TV Review – Holy Flying Circus

In 1979 Life of Brian released to a powerful backlash from religious groups who thought the Pythons were mocking their beliefs. Often those doing the attacking would not have seen the film and would presume, wrongly, that Brian was just a stand-in for Jesus, rather than a separate character.
Holy Flying Circus, a drama made for BBC4, captures the time between the film being finished and prepped for distribution through to the aftermath of the infamous ‘debate’ in which John Cleese and Micheal Palin came head to head with Malcolm Muggeridge and Mervyn Stockwood.
The immediate thing that you notice is that the entire team – the writer, the director, the actors – clearly know the source material and how to make the sort of thing that is now labelled ‘pythonesque.’ The actors are terrific at delivering the characters and in the press shots you certainly have to look twice before you realize that it isn’t Python. None of the cast are perfect, but in both looks and sound they’re close enough that it’s never unimpressive.

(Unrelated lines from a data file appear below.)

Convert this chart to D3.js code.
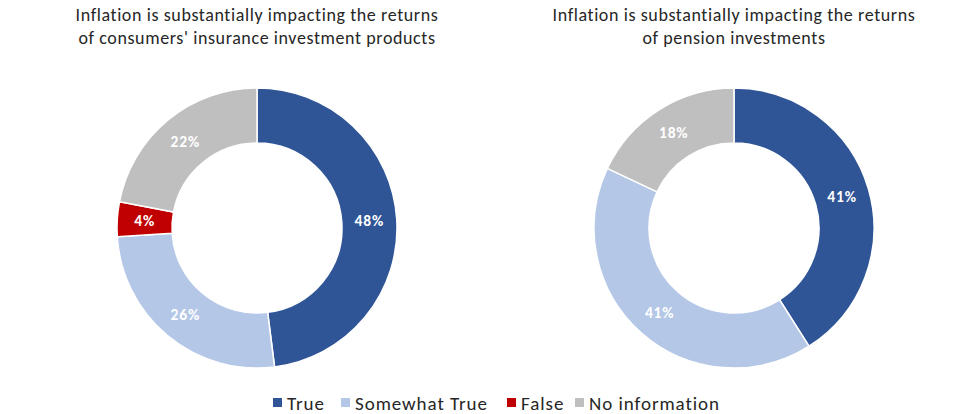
<!DOCTYPE html>
<html>
<head>
<meta charset="utf-8">
<script src="https://cdn.jsdelivr.net/npm/d3@7"></script>
<style>
  body { margin: 0; background: #fff; }
  svg text { font-family: Carlito, "Open Sans", "Noto Sans", sans-serif; }
</style>
</head>
<body>
<div id="chart"></div>
<script>
const categories = ["True", "Somewhat True", "False", "No information"];
const colors = ["#2F5597", "#B4C7E7", "#C00000", "#BFBFBF"];
const insuranceValues = [48, 26, 4, 22];
const pensionValues = [41, 41, 0, 18];
const titles = [
  ["Inflation is substantially impacting the returns", "of consumers' insurance investment products"],
  ["Inflation is substantially impacting the returns", "of pension investments"]
];

const width = 971, height = 414;
const svg = d3.select("#chart").append("svg")
  .attr("width", width)
  .attr("height", height);

const outerR = 140, innerR = 85;
const color = d3.scaleOrdinal().domain(categories).range(colors);
const pie = d3.pie().sort(null).value(d => d.value);
const arc = d3.arc().innerRadius(innerR).outerRadius(outerR);

const charts = [
  { cx: 257, values: insuranceValues, title: titles[0] },
  { cx: 734, values: pensionValues, title: titles[1] }
];

charts.forEach(c => {
  const data = categories.map((k, i) => ({ key: k, value: c.values[i] }));

  const t = svg.append("text")
    .attr("x", c.cx)
    .attr("y", 21)
    .attr("text-anchor", "middle")
    .attr("font-size", 18)
    .attr("letter-spacing", 0.6)
    .attr("fill", "#262626");
  c.title.forEach((line, i) => {
    t.append("tspan").attr("x", c.cx).attr("dy", i === 0 ? 0 : 23).text(line);
  });

  const g = svg.append("g").attr("transform", `translate(${c.cx},228)`);
  const arcs = pie(data).filter(d => d.data.value > 0);

  g.selectAll("path")
    .data(arcs)
    .enter()
    .append("path")
    .attr("d", arc)
    .attr("fill", d => color(d.data.key))
    .attr("stroke", "#fff")
    .attr("stroke-width", 1.5);

  g.selectAll("text.lbl")
    .data(arcs)
    .enter()
    .append("text")
    .attr("class", "lbl")
    .attr("transform", d => "translate(" + arc.centroid(d) + ")")
    .attr("text-anchor", "middle")
    .attr("dy", "0.35em")
    .attr("font-size", 15.5)
    .attr("letter-spacing", 0.8)
    .attr("font-weight", "bold")
    .attr("fill", "#fff")
    .text(d => d.data.value + "%");
});

// legend
const legend = svg.append("g").attr("transform", "translate(0,403)");
const legendX = [273, 341, 507, 575];
categories.forEach((k, i) => {
  const item = legend.append("g").attr("transform", `translate(${legendX[i]},0)`);
  item.append("rect")
    .attr("x", 0).attr("y", -5)
    .attr("width", 9).attr("height", 9)
    .attr("fill", color(k));
  item.append("text")
    .attr("x", 14)
    .attr("dy", "0.35em")
    .attr("font-size", 19)
    .attr("letter-spacing", 0.95)
    .attr("fill", "#262626")
    .text(k);
});
</script>
</body>
</html>
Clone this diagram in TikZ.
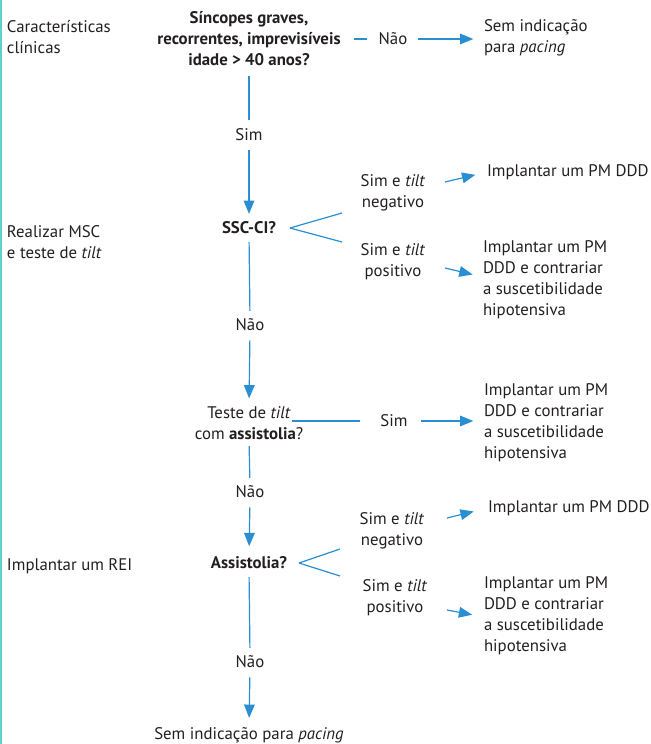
\documentclass[tikz,border=0pt]{standalone}
\usepackage{fontspec}
\setmainfont{PT Sans}
\usetikzlibrary{arrows.meta}
\definecolor{cblue}{HTML}{2A8FD2}
\definecolor{cteal}{HTML}{5FCFCF}
\definecolor{ctext}{HTML}{231F20}
\begin{document}
\begin{tikzpicture}[x=0.75pt,y=-0.75pt,
  txt/.style={inner sep=0pt,outer sep=0pt,text=ctext,font=\fontsize{12.6}{15.75}\selectfont},
  ctr/.style={txt,align=center},
  lft/.style={txt,align=left,anchor=west},
  bld/.style={font=\bfseries\fontsize{12.6}{15.75}\selectfont},
  line/.style={draw=cblue,line width=0.9pt},
  arr/.style={line,-{Triangle[length=10pt,width=8pt]}}]
\useasboundingbox (0,0) rectangle (651,744);
\draw[cteal,line width=1.5pt] (1,0) -- (1,744);
% left column
\node[lft] (l1) at (7,37) {Características\\clínicas};
\node[lft] (l2) at (7,242) {Realizar MSC\\e teste de \textit{tilt}};
\node[lft] (l3) at (7,566) {Implantar um REI};
% main column
\node[ctr,bld] (q1) at (249,39) {Síncopes graves,\\recorrentes, imprevisíveis\\idade > 40 anos?};
\node[ctr] (no1) at (393,39) {Não};
\node[lft] (r1) at (484,37.5) {Sem indicação\\para \textit{pacing}};
\node[ctr] (sim1) at (249,135) {Sim};
\node[ctr,bld] (q2) at (249,228) {SSC-CI?};
\node[ctr] (s2a) at (393,193) {Sim e \textit{tilt}\\negativo};
\node[lft] (r2a) at (487,172) {Implantar um PM DDD};
\node[ctr] (s2b) at (393,262) {Sim e \textit{tilt}\\positivo};
\node[lft] (r2b) at (483,280) {Implantar um PM\\DDD e contrariar\\a suscetibilidade\\hipotensiva};
\node[ctr] (nao2) at (250,325) {Não};
\node[ctr] (q3) at (249,423) {Teste de \textit{tilt}\\com \textbf{assistolia}?};
\node[ctr] (sim3) at (394,421) {Sim};
\node[lft] (r3) at (484,423) {Implantar um PM\\DDD e contrariar\\a suscetibilidade\\hipotensiva};
\node[ctr] (nao3) at (250,492) {Não};
\node[ctr,bld] (q4) at (249,563) {Assistolia?};
\node[ctr] (s4a) at (392,531) {Sim e \textit{tilt}\\negativo};
\node[lft] (r4a) at (488,508) {Implantar um PM DDD};
\node[ctr] (s4b) at (395,598) {Sim e \textit{tilt}\\positivo};
\node[lft] (r4b) at (484,616) {Implantar um PM\\DDD e contrariar\\a suscetibilidade\\hipotensiva};
\node[ctr] (nao4) at (250,662) {Não};
\node[ctr] (end) at (249,735) {Sem indicação para \textit{pacing}};
% coordinates
\coordinate (f2a) at (342,213);
\coordinate (f2b) at (342,242);
\coordinate (a2a) at (445,182);
\coordinate (a2b) at (445,268);
\coordinate (f4a) at (340,549);
\coordinate (f4b) at (340,576);
\coordinate (a4a) at (447,518);
\coordinate (a4b) at (447,610);
\coordinate (q2e) at (290,228);
\coordinate (q4e) at (299,563);
\coordinate (q3e) at (292,421);
% connectors
\draw[line,shorten <=10pt,shorten >=9pt] (q1.east |- no1) -- (no1.west);
\draw[arr,shorten <=8pt,shorten >=8pt] (no1.east) -- (r1.west |- no1);
\draw[line,shorten <=7pt,shorten >=7pt] (q1.south) -- (sim1.north);
\draw[arr,shorten <=7pt,shorten >=6pt] (sim1.south) -- (q2.north);
\draw[line] (q2e) -- (f2a);
\draw[line] (q2e) -- (f2b);
\draw[arr,shorten >=9pt] (a2a) -- (r2a.west);
\draw[arr,shorten >=8pt] (a2b) -- (r2b.west |- 0,277);
\draw[line,shorten <=6pt,shorten >=6pt] (q2.south) -- (nao2.north);
\draw[arr,shorten <=7pt,shorten >=6pt] (nao2.south) -- (q3.north);
\draw[line,shorten >=15pt] (q3e) -- (sim3.west);
\draw[arr,shorten <=10pt,shorten >=8pt] (sim3.east) -- (r3.west |- sim3);
\draw[line,shorten <=5pt,shorten >=6pt] (q3.south) -- (nao3.north);
\draw[arr,shorten <=7pt,shorten >=8pt] (nao3.south) -- (q4.north);
\draw[line] (q4e) -- (f4a);
\draw[line] (q4e) -- (f4b);
\draw[arr,shorten >=11pt] (a4a) -- (r4a.west);
\draw[arr,shorten >=9pt] (a4b) -- (r4b.west |- 0,617);
\draw[line,shorten <=6pt,shorten >=6pt] (q4.south) -- (nao4.north);
\draw[arr,shorten <=7pt,shorten >=7pt] (nao4.south) -- (end.north);
\end{tikzpicture}
\end{document}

The writing is, for the most part, very good. The story is delivered very well, dancing upon key points while at the same time completely exaggerating the smaller things, the annoying quirks of human existence. It works very well so long as you remember that it’s a very fictionalized account of events and very little of what we see in the film likely happened.
But that’s where things go a little off the tracks. The film is incredibly one sided, presenting the Pythons as intelligent, rational atheists and anybody religious as either physically or mentally deficient or a complete bastard. This sometimes comes at the expense of what actually happened and, in the penultimate scene, entire parts of the chat show – Friday Night, Saturday Morning – are edited to show reactions, either by the audience or by Palin/Cleese, that didn’t actually happen.
Not a problem, most of the film is entirely fictional, except that it is completely at odds with the “let people decide for themselves” moral that runs through much of Holy Flying Circus.
References to Python sketches or solo projects tend to hit the mark, the same can’t be said for the original surreal moments that are rather hit and miss. Overall there’s enough humour to keep you interested, my favourite being a brief cutaway to the ‘head of rude words’.
If you like straight drama it’s probably worth giving Holy Flying Circus a miss, rarely does it present itself too seriously. If you want to see excellent performances marred only occasionally by a slight drop in quality of the writing (and scenes that are a tad biased) you’ll love what’s presented.